Japanese beetles and aphids can do a lot of damage at this time of year in the garden. Japanese beetles eat all kinds of plants and plant parts. As Betsy Lamb, Senior Extension Associate and Ornamentals IPM Coordinator at the NYS IPM Program says, they are “polyphagous,” meaning they like to eat many different things. Those things include 300 host plants and their petals and leaves. Japanese beetles leave holes and brown damaged cells where they have been munching. Lamb says they were even found recently eating evergreens at a Christmas tree farm, something they don’t usually do.

Japanese beetles do their thing while munching on a rose blossom. The beetles can be difficult to manage. Photo by Kristina Gabalski.

Lamb and NYS Integrated Pest Management (IPM) Biocontrol Specialist Amara Dunn-Silver spoke recently about Japanese beetle and aphid management during a Cornell CALS (College of Agriculture and Life Sciences) webinar.

If Japanese beetles cause problems in your garden, understand that there are two phases of management. Right now, the beetles are in their adult stage – fortunately they only produce one generation per year – so this is the time to focus on adult beetle management. Eggs are laid in the soil in June and July and the larvae (white grubs) feed all fall in the soil. Lamb says fall is the best time for grub management.

With adult Japanese beetles, you can’t prevent them flying into your property from other places. If you have big issues with Japanese beetles destroying your plants, you might have to be choosy about the plants you select, and go for ones that are less attractive to the beetles. Forsythia, red maple, hickory, lilac, yew, and for the most part, spruce and pine, are less of a temptation.

Lamb says the best way to control Japanese beetles is hand-picking, which takes time, but is the most effective, especially on plants that you will harvest for food. Knock the beetles into a container of soapy water. Pheromone traps can end up attracting more beetles than they catch, Lamb notes. If you want to use them, place them away from important plants on your property. There are no commercially viable biological controls, although the winsome fly provides some hope as it lays its eggs on Japanese beetles. Chemical control is not recommended, mainly because adult beetles will just keep flying in to your property, especially after word gets out about the wonderful buffet your landscape provides.

To manage grubs come the fall, dig three inches down in your lawn. If you find 10 or more white grubs in an area of one square meter, you may want to treat the area with Bacillus thuringiensis Galleriae. Additionally, nematodes are a biological control option and Milky Spore can also be used, but that process can take time.

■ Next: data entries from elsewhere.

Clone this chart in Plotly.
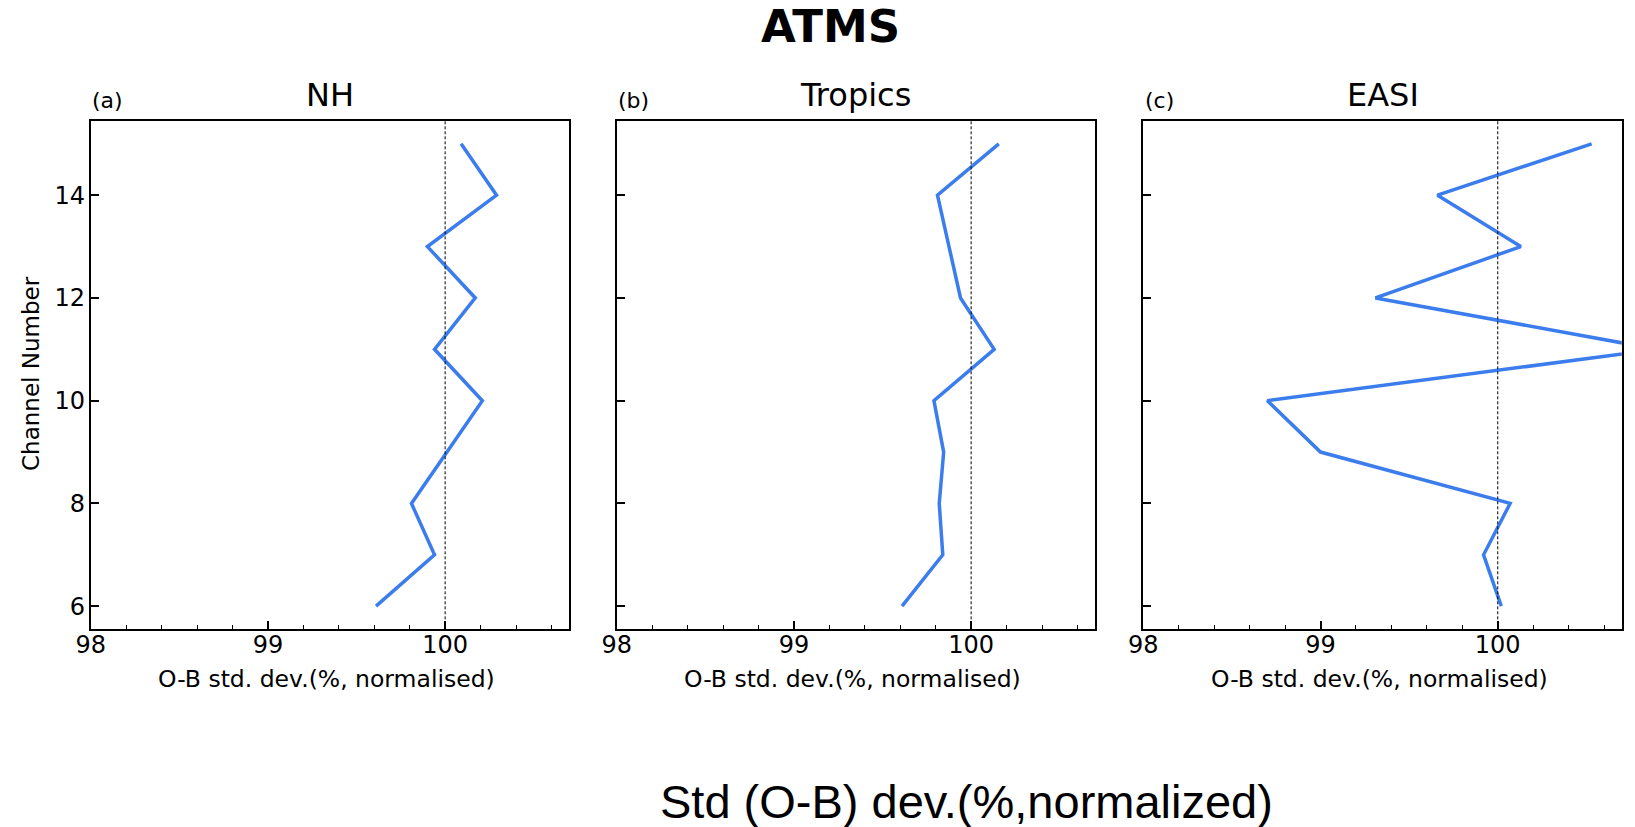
import plotly.graph_objects as go

channels = [6, 7, 8, 9, 10, 11, 12, 13, 14, 15]
nh = [99.61, 99.94, 99.81, 100.01, 100.21, 99.94, 100.17, 99.90, 100.29, 100.09]
tropics = [99.61, 99.84, 99.82, 99.845, 99.79, 100.13, 99.94, 99.875, 99.81, 100.156]
easi = [100.02, 99.92, 100.07, 99.00, 98.70, 100.90, 99.31, 100.13, 99.66, 100.53]

panel_titles = ["NH", "Tropics", "EASI"]
panel_tags = ["(a)", "(b)", "(c)"]
series = [nh, tropics, easi]
x_ticks = [98, 99, 100]
y_ticks = [6, 8, 10, 12, 14]

W, H = 1635, 827
FONT = "DejaVu Sans"
LINE_COLOR = "#3b7ded"

# panel pixel boxes
lefts = [90.7, 616.7, 1143.3]
pw = 478.5
top_px, bot_px = 120.7, 629.3

fig = go.Figure()
for i, (vals, title, tag) in enumerate(zip(series, panel_titles, panel_tags)):
    xa = "x" if i == 0 else f"x{i+1}"
    ya = "y" if i == 0 else f"y{i+1}"
    fig.add_trace(go.Scatter(x=vals, y=channels, mode="lines",
                             line=dict(color=LINE_COLOR, width=3.5),
                             xaxis=xa, yaxis=ya, showlegend=False))
    l = lefts[i]
    dom_x = [l / W, (l + pw) / W]
    dom_y = [1 - bot_px / H, 1 - top_px / H]
    axkey = "xaxis" if i == 0 else f"xaxis{i+1}"
    aykey = "yaxis" if i == 0 else f"yaxis{i+1}"
    fig.update_layout(**{
        axkey: dict(domain=dom_x, anchor=ya, range=[98, 100.7], automargin=False,
                    tickmode="array", tickvals=x_ticks,
                    ticktext=[str(v) for v in x_ticks],
                    ticks="inside", ticklen=8, tickwidth=1.5, tickcolor="black",
                    minor=dict(tickmode="linear", tick0=98, dtick=0.2, ticks="inside",
                               ticklen=4, tickwidth=1.2, tickcolor="black"),
                    showline=True, linecolor="black", linewidth=1.8, mirror=True,
                    showgrid=False, zeroline=False,
                    tickfont=dict(family=FONT, size=24, color="black"),
                    ticklabelstandoff=-7),
        aykey: dict(domain=dom_y, anchor=xa, range=[5.55, 15.45], automargin=False,
                    tickmode="array", tickvals=y_ticks,
                    ticktext=[str(v) for v in y_ticks] if i == 0 else [""] * len(y_ticks),
                    ticks="inside", ticklen=8, tickwidth=1.5, tickcolor="black",
                    showline=True, linecolor="black", linewidth=1.8, mirror=True,
                    showgrid=False, zeroline=False,
                    tickfont=dict(family=FONT, size=24, color="black"),
                    ticklabelstandoff=-1),
    })
    fig.add_shape(type="line", xref=xa, yref=f"{ya} domain", x0=100, x1=100, y0=0, y1=1,
                  line=dict(color="black", width=1, dash="3px,2px"))
    cx = (l + pw / 2) / W
    fig.add_annotation(text=title, x=cx, y=1 - 95 / H, xref="paper", yref="paper",
                       showarrow=False, xanchor="center", yanchor="middle",
                       font=dict(family=FONT, size=32, color="black"))
    fig.add_annotation(text=tag, x=(l - 0.5) / W, y=1 - 100 / H, xref="paper", yref="paper",
                       showarrow=False, xanchor="left", yanchor="middle",
                       font=dict(family=FONT, size=22, color="black"))
    fig.add_annotation(text="O-B std. dev.(%, normalised)", x=cx - 3 / W, y=1 - 679 / H,
                       xref="paper", yref="paper", showarrow=False,
                       xanchor="center", yanchor="middle",
                       font=dict(family=FONT, size=23.5, color="black"))

fig.add_annotation(text="Channel Number", x=31 / W, y=1 - 374 / H, xref="paper", yref="paper",
                   showarrow=False, textangle=-90, xanchor="center", yanchor="middle",
                   font=dict(family=FONT, size=23, color="black"))
fig.add_annotation(text="<b>ATMS</b>", x=830 / W, y=1 - 27 / H, xref="paper", yref="paper",
                   showarrow=False, xanchor="center", yanchor="middle",
                   font=dict(family=FONT, size=45, color="black"))
fig.add_annotation(text="Std (O-B) dev.(%,normalized)", x=966 / W, y=1 - 801 / H,
                   xref="paper", yref="paper", showarrow=False,
                   xanchor="center", yanchor="middle",
                   font=dict(family="Liberation Sans", size=47, color="black"))

fig.update_layout(width=W, height=H, margin=dict(l=0, r=0, t=0, b=0),
                  paper_bgcolor="white", plot_bgcolor="white")
fig.write_html("out.html")
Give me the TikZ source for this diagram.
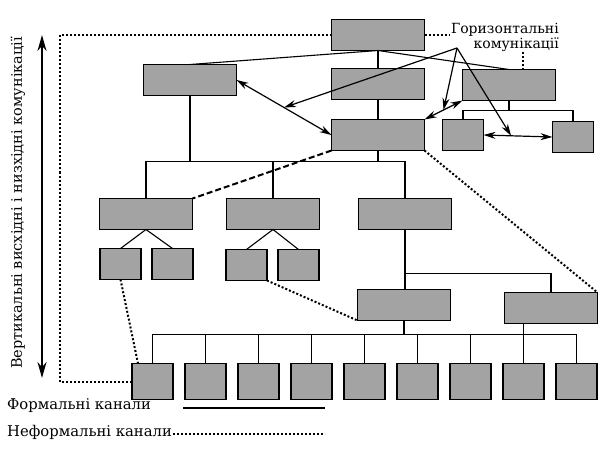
\documentclass[tikz,border=0pt]{standalone}
\usepackage{fontspec}
\setmainfont{DejaVu Serif}
\usetikzlibrary{arrows.meta, positioning, calc}

\begin{document}
\begin{tikzpicture}[
    x=1pt, y=-1pt,
    node distance=18pt and 12pt,
    >={Stealth[length=12pt, width=7pt]},
    font=\fontsize{14}{15}\selectfont,
    unit/.style={rectangle, draw, line width=1.3pt, fill=black!36, minimum width=93pt, minimum height=31pt, inner sep=0pt, outer sep=0pt},
    small/.style={unit, minimum width=41pt},
    cell/.style={unit, minimum width=41pt, minimum height=36pt},
    link/.style={line width=1.1pt},
    informal/.style={line width=2pt, dash pattern=on 2pt off 2pt},
    hint/.style={line width=2pt, dash pattern=on 6pt off 3pt},
    comm/.style={<->, line width=1.2pt},
    legendtext/.style={anchor=west, inner sep=0pt, font=\fontsize{14.8}{16}\selectfont}
]
\useasboundingbox (0,0) rectangle (600,452);
% boxes, top to bottom
\node[unit] (head) at (378,35) {};
\node[unit, below=18pt of head] (deptm) {};
\node[unit] (deptl) at (190,80) {};
\node[unit] (deptr) at (509,85) {};
\node[unit, below=20pt of deptm] (office) {};
\node[small] (acct) at (463,135) {};
\node[small] (audit) at (573,137) {};
\node[unit] (shopa) at (146,214) {};
\node[unit, right=34pt of shopa] (shopb) {};
\node[unit, right=39pt of shopb] (shopc) {};
\node[small] (teama1) at (120.5,264) {};
\node[small, right=11pt of teama1] (teama2) {};
\node[small] (teamb1) at (246.5,265) {};
\node[small, right=11pt of teamb1] (teamb2) {};
\node[unit] (crewd) at (404,305) {};
\node[unit] (crewe) at (551,308) {};
\node[cell] (w1) at (152.5,381.5) {};
\node[cell, right=of w1] (w2) {};
\node[cell, right=of w2] (w3) {};
\node[cell, right=of w3] (w4) {};
\node[cell, right=of w4] (w5) {};
\node[cell, right=of w5] (w6) {};
\node[cell, right=of w6] (w7) {};
\node[cell, right=of w7] (w8) {};
\node[cell, right=of w8] (w9) {};
% formal channels
\coordinate (rbus) at ($(deptr.south)+(0,10)$);
\coordinate (cbus) at ($(office.south)+(0,11)$);
\coordinate (dbus) at ($(shopc.south)+(0,44)$);
\coordinate (wbus) at ($(crewd.south)+(0,14)$);
\draw[link] (head.south) -- (deptl.north);
\draw[link] (head.south) -- (deptm.north);
\draw[link] (head.south) -- (deptr.north);
\draw[link] (deptm.south) -- (office.north);
\draw[link] (deptr.south) -- (rbus);
\draw[link] (acct.north) |- (rbus) -| (audit.north);
\draw[link] (office.south) -- (cbus);
\draw[link] (shopa.north) |- (cbus) -| (shopc.north);
\draw[link] (shopb.north) -- (shopb.north |- cbus);
\draw[link] (deptl.south) -- (deptl.south |- cbus);
\draw[link] (shopa.south) -- (teama1.north);
\draw[link] (shopa.south) -- (teama2.north);
\draw[link] (shopb.south) -- (teamb1.north);
\draw[link] (shopb.south) -- (teamb2.north);
\draw[link] (shopc.south) -- (shopc.south |- crewd.north);
\draw[link] (dbus) -| (crewe.north);
\draw[link] (crewd.south) -- (wbus);
\draw[link] (w1.north) |- (wbus) -| (w9.north);
\draw[link] (w2.north) -- (w2.north |- wbus);
\draw[link] (w3.north) -- (w3.north |- wbus);
\draw[link] (w4.north) -- (w4.north |- wbus);
\draw[link] (w5.north) -- (w5.north |- wbus);
\draw[link] (w6.north) -- (w6.north |- wbus);
\draw[link] (w7.north) -- (w7.north |- wbus);
\draw[link] (w8.north) -- (w8.north |- crewe.south);
% informal channels
\coordinate (vleft) at (60,200);
\draw[informal] (head.west) -| (vleft) |- (w1.west);
\draw[informal] (head.east) -| ([xshift=14pt]deptr.north);
\draw[informal] (office.south east) -- (crewe.north east);
\draw[informal] (teamb1.south east) -- (crewd.south west);
\draw[informal] (teama1.south) -- ([xshift=6pt]w1.north west);
\draw[hint] (office.south west) -- (shopa.north east);
% horizontal communications
\node[align=right, fill=white, inner sep=1pt, anchor=east] (hlabel) at (560,37) {Горизонтальні\\комунікації};
\coordinate (hub) at (457,48);
\draw[comm] (deptl.east) -- coordinate[pos=0.5] (hl) (office.west);
\draw[comm] (office.north east) -- coordinate[pos=0.5] (hm) (deptr.south west);
\draw[comm] (acct.east) -- coordinate[pos=0.4] (hr) (audit.west);
\draw[->, line width=1.2pt] (hub) -- (hl);
\draw[->, line width=1.2pt] (hub) -- (hm);
\draw[->, line width=1.2pt] (hub) -- (hr);
% vertical communications
\node[rotate=90, font=\fontsize{14.5}{16}\selectfont] (vlabel) at (18,203) {Вертикальні висхідні і низхідні комунікації};
\coordinate (vtop) at (42,35);
\coordinate (vbot) at (42,378);
\draw[<->, line width=2pt, >={Stealth[length=16pt, width=9pt]}] (vtop) -- (vbot);
% legend
\node[legendtext] (formal) at (7,406) {Формальні канали};
\node[legendtext] (informalkey) at (7,432) {Неформальні канали};
\coordinate (fstart) at (183,408);
\coordinate (fend) at (325,408);
\coordinate (istart) at (173,434);
\coordinate (iend) at (325,434);
\draw[link] (fstart) -- (fend);
\draw[informal, line width=1.5pt] (istart) -- (iend);
\end{tikzpicture}
\end{document}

Aphids are another summer pest that literally can suck the life out of plants. Finding them covering your beautiful flowers can cause panic, but NYS IPM Biocontrol Specialist Amara Dunn-Silver says a little patience and letting natural enemies do their job, can be very effective. Lady beetles, even those annoying Asian ones that land on your house in the fall by the thousands and then make themselves at home inside, are predators of aphids. If you see lady beetles or their spiky black and orange larvae, let them go to work. The larvae are sometimes described as looking like little alligators, but they are your gardening friends. There are also predatory flies and parasitoid wasps that help control aphid populations. The parasitoid wasp lays its eggs inside the aphid leaving it a “mummy.” If you see a brown “puffed-up” aphid on your plant, it has been effectively parasitized by a wasp – rest in peace hungry aphid, your sucking days are done.

Dunn-Silver says it may take a build-up of prey (aphids) to encourage the predator to arrive, so be patient. If you just can’t wait, you can try jets of water aimed at the aphids to help manage them by knocking them off the plants.